Alopecia, or hair loss, usually occurs on the scalp; hair loss elsewhere on the body is less common and less conspicuous. In the nonscarring form of this disorder (noncicatricial alopecia), the hair follicle can generally regrow hair. But scarring alopecia usually destroys the hair follicle, making hair loss irreversible.
The most common form of nonscarring alopecia is male pattern alopecia, which appears to be related to androgen levels and to aging. Genetic predisposition commonly influences the time of onset, degree of baldness, speed with which it spreads, and pattern of hair loss. Women may experience a similar disorder, called androgenetic alopecia, characterized by diffuse thinning over the top of the scalp.

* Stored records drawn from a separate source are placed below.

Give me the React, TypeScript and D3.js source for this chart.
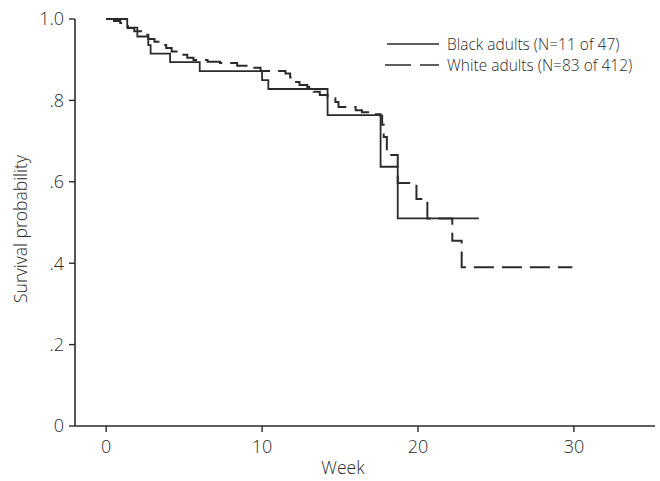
import React from "react";
import * as d3 from "d3";

// Kaplan-Meier steps (week, survival after the event)
const blackWeeks = [0, 1.35, 2.0, 2.7, 2.85, 4.1, 6.0, 10.0, 10.4, 14.2, 17.6, 18.7, 23.9];
const blackSurv = [1.0, 0.979, 0.957, 0.936, 0.915, 0.894, 0.872, 0.85, 0.828, 0.764, 0.637, 0.51, 0.51];

const whiteWeeks = [
  0, 0.5, 0.9, 1.2, 1.4, 1.8, 2.3, 2.7, 3.1, 3.5, 3.85, 4.2, 4.6, 5.2, 5.6, 6.5, 7.3, 8.4, 9.0, 9.9,
  11.5, 11.8, 12.1, 12.4, 12.9, 13.3, 13.7, 14.2, 14.7, 14.9, 16.0, 16.4, 17.0, 17.6, 17.7, 17.8,
  18.0, 18.7, 19.9, 20.6, 22.2, 22.8, 29.9,
];
const whiteSurv = [
  1.0, 0.995, 0.99, 0.985, 0.978, 0.97, 0.961, 0.951, 0.944, 0.936, 0.929, 0.92, 0.912, 0.905, 0.899,
  0.895, 0.892, 0.885, 0.88, 0.872, 0.866, 0.856, 0.845, 0.838, 0.833, 0.821, 0.813, 0.805, 0.796,
  0.784, 0.776, 0.771, 0.766, 0.762, 0.74, 0.71, 0.666, 0.597, 0.558, 0.51, 0.455, 0.39, 0.39,
];

const xTicks = [0, 10, 20, 30];
const yTicks = [0, 0.2, 0.4, 0.6, 0.8, 1.0];
const yTickLabels = ["0", ".2", ".4", ".6", ".8", "1.0"];
const legendLabels = ["Black adults (N=11 of 47)", "White adults (N=83 of 412)"];

const W = 660;
const H = 481;
const ink = "#2b2b2b";
const font = "'Open Sans', sans-serif";

export default function App() {
  const x = d3.scaleLinear().domain([-2, 35.2]).range([75, 655]);
  const y = d3.scaleLinear().domain([0, 1]).range([426, 19]);

  const line = d3
    .line<[number, number]>()
    .x((d) => x(d[0]))
    .y((d) => y(d[1]))
    .curve(d3.curveStepAfter);

  const black = line(blackWeeks.map((w, i) => [w, blackSurv[i]]));
  const white = line(whiteWeeks.map((w, i) => [w, whiteSurv[i]]));

  return (
    <svg
      width={W}
      height={H}
      style={{ position: "absolute", left: 0, top: 0 }}
      fontFamily={font}
      fontWeight={300}
    >
      <rect width={W} height={H} fill="#fff" />

      {/* axes */}
      <line x1={x(-2)} x2={x(35.2)} y1={y(0)} y2={y(0)} stroke={ink} strokeWidth={1.6} />
      <line x1={x(-2)} x2={x(-2)} y1={y(0)} y2={y(1)} stroke={ink} strokeWidth={1.6} />

      {yTicks.map((t, i) => (
        <g key={t}>
          <line x1={x(-2) - 6} x2={x(-2)} y1={y(t)} y2={y(t)} stroke={ink} strokeWidth={1.4} />
          <text
            x={x(-2) - 11}
            y={y(t)}
            dy="0.36em"
            textAnchor="end"
            fontSize={18}
            fill={ink}
          >
            {yTickLabels[i]}
          </text>
        </g>
      ))}

      {xTicks.map((t) => (
        <g key={t}>
          <line x1={x(t)} x2={x(t)} y1={y(0)} y2={y(0) + 6} stroke={ink} strokeWidth={1.4} />
          <text x={x(t)} y={y(0) + 27} textAnchor="middle" fontSize={18} fill={ink}>
            {t}
          </text>
        </g>
      ))}

      <text x={343} y={474} textAnchor="middle" fontSize={17.5} fill={ink}>
        Week
      </text>
      <text
        transform="translate(27, 229) rotate(-90)"
        textAnchor="middle"
        fontSize={17.5}
        fill={ink}
      >
        Survival probability
      </text>

      {/* curves */}
      <path d={white ?? ""} fill="none" stroke={ink} strokeWidth={2} strokeDasharray="20 8" />
      <path d={black ?? ""} fill="none" stroke={ink} strokeWidth={1.8} />

      {/* legend */}
      <line x1={387} x2={439} y1={44} y2={44} stroke={ink} strokeWidth={1.6} />
      <line x1={385} x2={439} y1={65} y2={65} stroke={ink} strokeWidth={1.6} strokeDasharray="26 9" />
      {legendLabels.map((l, i) => (
        <text key={l} x={447} y={44 + i * 21} dy="0.36em" fontSize={15.5} fill={ink}>
          {l}
        </text>
      ))}
    </svg>
  );
}
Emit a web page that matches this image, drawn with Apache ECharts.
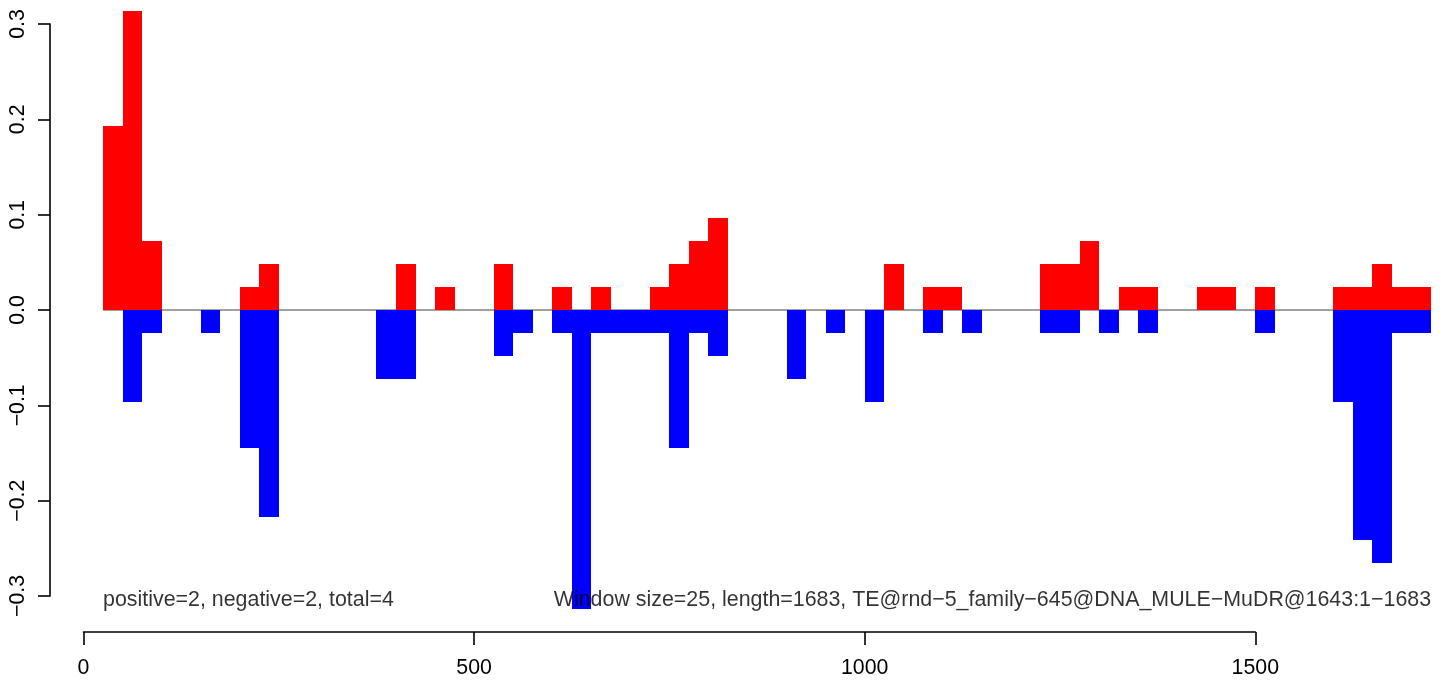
<!DOCTYPE html>
<html>
<head>
<meta charset="utf-8">
<script src="https://cdn.jsdelivr.net/npm/echarts@6/dist/echarts.min.js"></script>
<style>
html,body{margin:0;padding:0;background:#fff;}
#chart{width:1449px;height:680px;}
</style>
</head>
<body>
<div id="chart"></div>
<script>
// ---- data ----
const windowSize = 25;
const seqLength = 1683;
const redStarts = [25,50,75,200,225,400,450,525,600,650,725,750,775,800,1025,1075,1100,1225,1250,1275,1325,1350,1425,1450,1500,1600,1625,1650,1675,1700];
const redValues = [0.193,0.314,0.072,0.024,0.048,0.048,0.024,0.048,0.024,0.024,0.024,0.048,0.072,0.097,0.048,0.024,0.024,0.048,0.048,0.072,0.024,0.024,0.024,0.024,0.024,0.024,0.024,0.048,0.024,0.024];
const blueStarts = [50,75,150,200,225,375,400,525,550,600,625,650,675,700,725,750,775,800,900,950,1000,1075,1125,1225,1250,1300,1350,1500,1600,1625,1650,1675,1700];
const blueValues = [-0.097,-0.024,-0.024,-0.145,-0.217,-0.072,-0.072,-0.048,-0.024,-0.024,-0.314,-0.024,-0.024,-0.024,-0.024,-0.145,-0.024,-0.048,-0.072,-0.024,-0.097,-0.024,-0.024,-0.024,-0.024,-0.024,-0.024,-0.024,-0.097,-0.241,-0.265,-0.024,-0.024];
const xTicks = [0, 500, 1000, 1500];
const yTicks = [-0.3, -0.2, -0.1, 0.0, 0.1, 0.2, 0.3];
const leftNote = 'positive=2, negative=2, total=4';
const rightNote = 'Window size=25, length=1683, TE@rnd\u22125_family\u2212645@DNA_MULE\u2212MuDR@1643:1\u22121683';

// ---- build ----
const FONT = '"Liberation Sans", Arial, Helvetica, sans-serif';
const dataEnd = 1725;
function toRects(starts, values){
  return starts.map((s,i)=>[s, s+windowSize, values[i]]);
}
function makeRender(color){
  return function(params, api){
    const x0 = api.value(0), x1 = api.value(1), v = api.value(2);
    const p0 = api.coord([x0, v]);
    const p1 = api.coord([x1, 0]);
    const left = Math.round(p0[0]), right = Math.round(p1[0]);
    const top = Math.round(Math.min(p0[1], p1[1]));
    const bot = Math.round(Math.max(p0[1], p1[1]));
    return {type:'rect', shape:{x:left, y:top, width:right-left, height:bot-top}, style:{fill:color}};
  };
}
const pxPerUnit = 390.6/500;
const x0px = 83.5;
const chart = echarts.init(document.getElementById('chart'), null, {renderer:'canvas'});
const option = {
  animation:false,
  backgroundColor:'#ffffff',
  grid:[
    {left:x0px, top:24, width:dataEnd*pxPerUnit, height:572},
    {left:x0px, top:24, width:1500*pxPerUnit, height:608},
    {left:50, top:24, width:20, height:572}
  ],
  xAxis:[
    {gridIndex:0, type:'value', min:0, max:dataEnd, show:false},
    {gridIndex:1, type:'value', min:xTicks[0], max:xTicks[xTicks.length-1], interval:500, position:'bottom',
     axisLine:{show:true, lineStyle:{color:'#000', width:1.6}},
     axisTick:{show:true, length:13, lineStyle:{color:'#000', width:1.6}},
     splitLine:{show:false},
     axisLabel:{show:true, margin:26, fontSize:21.3, color:'#000', fontFamily:FONT,
       formatter:function(v){ return String(Math.round(v)); }}},
    {gridIndex:2, type:'value', min:0, max:1, show:false}
  ],
  yAxis:[
    {gridIndex:0, type:'value', min:-0.3, max:0.3, show:false},
    {gridIndex:1, type:'value', min:0, max:1, show:false},
    {gridIndex:2, type:'value', min:yTicks[0], max:yTicks[yTicks.length-1], interval:0.1, position:'left',
     axisLine:{show:true, lineStyle:{color:'#000', width:1.6}},
     axisTick:{show:true, length:12, lineStyle:{color:'#000', width:1.6}},
     splitLine:{show:false},
     axisLabel:{show:true, rotate:90, margin:21, fontSize:21.3, color:'#000', fontFamily:FONT,
       formatter:function(v){ return Number(v).toFixed(1).replace('-', '\u2212'); }}}
  ],
  series:[
    {type:'line', xAxisIndex:0, yAxisIndex:0, data:[[windowSize,0],[dataEnd,0]], symbol:'none',
     lineStyle:{color:'#a0a0a0', width:1.8}, z:1, silent:true},
    {type:'custom', xAxisIndex:0, yAxisIndex:0, renderItem:makeRender('#ff0000'), data:toRects(redStarts, redValues), z:2},
    {type:'custom', xAxisIndex:0, yAxisIndex:0, renderItem:makeRender('#0000ff'), data:toRects(blueStarts, blueValues), z:2},
    {type:'scatter', xAxisIndex:0, yAxisIndex:0, symbolSize:0, z:5, silent:true,
     data:[
       {value:[windowSize,-0.3], label:{show:true, formatter:leftNote, position:'inside', align:'left', verticalAlign:'middle', offset:[0,4], fontSize:21.4, color:'#000', fontFamily:FONT}},
       {value:[dataEnd,-0.3], label:{show:true, formatter:rightNote, position:'inside', align:'right', verticalAlign:'middle', offset:[0,4], fontSize:21.4, color:'#000', fontFamily:FONT}}
     ]}
  ]
};
chart.setOption(option);
</script>
</body>
</html>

Other forms of nonscarring alopecia include:
physiologic alopecia (usually temporary): sudden hair loss in infants, loss of straight hairline in adolescents, and diffuse hair loss after childbirth
alopecia areata (an autoimmune disorder): generally reversible and self-limiting; usually occurs in young and middle-aged adults of both sexes; also occurs in children
trichotillomania: compulsive pulling, plucking or twisting of one’s own hair; usually occurs in children.
Predisposing factors of nonscarring alopecia also include radiation, many types of drug therapies and drug reactions, bacterial and fungal infections, psoriasis, seborrheic dermatitis (from scratching the affected area), and endocrine disorders, such as thyroid, parathyroid, and pituitary dysfunctions.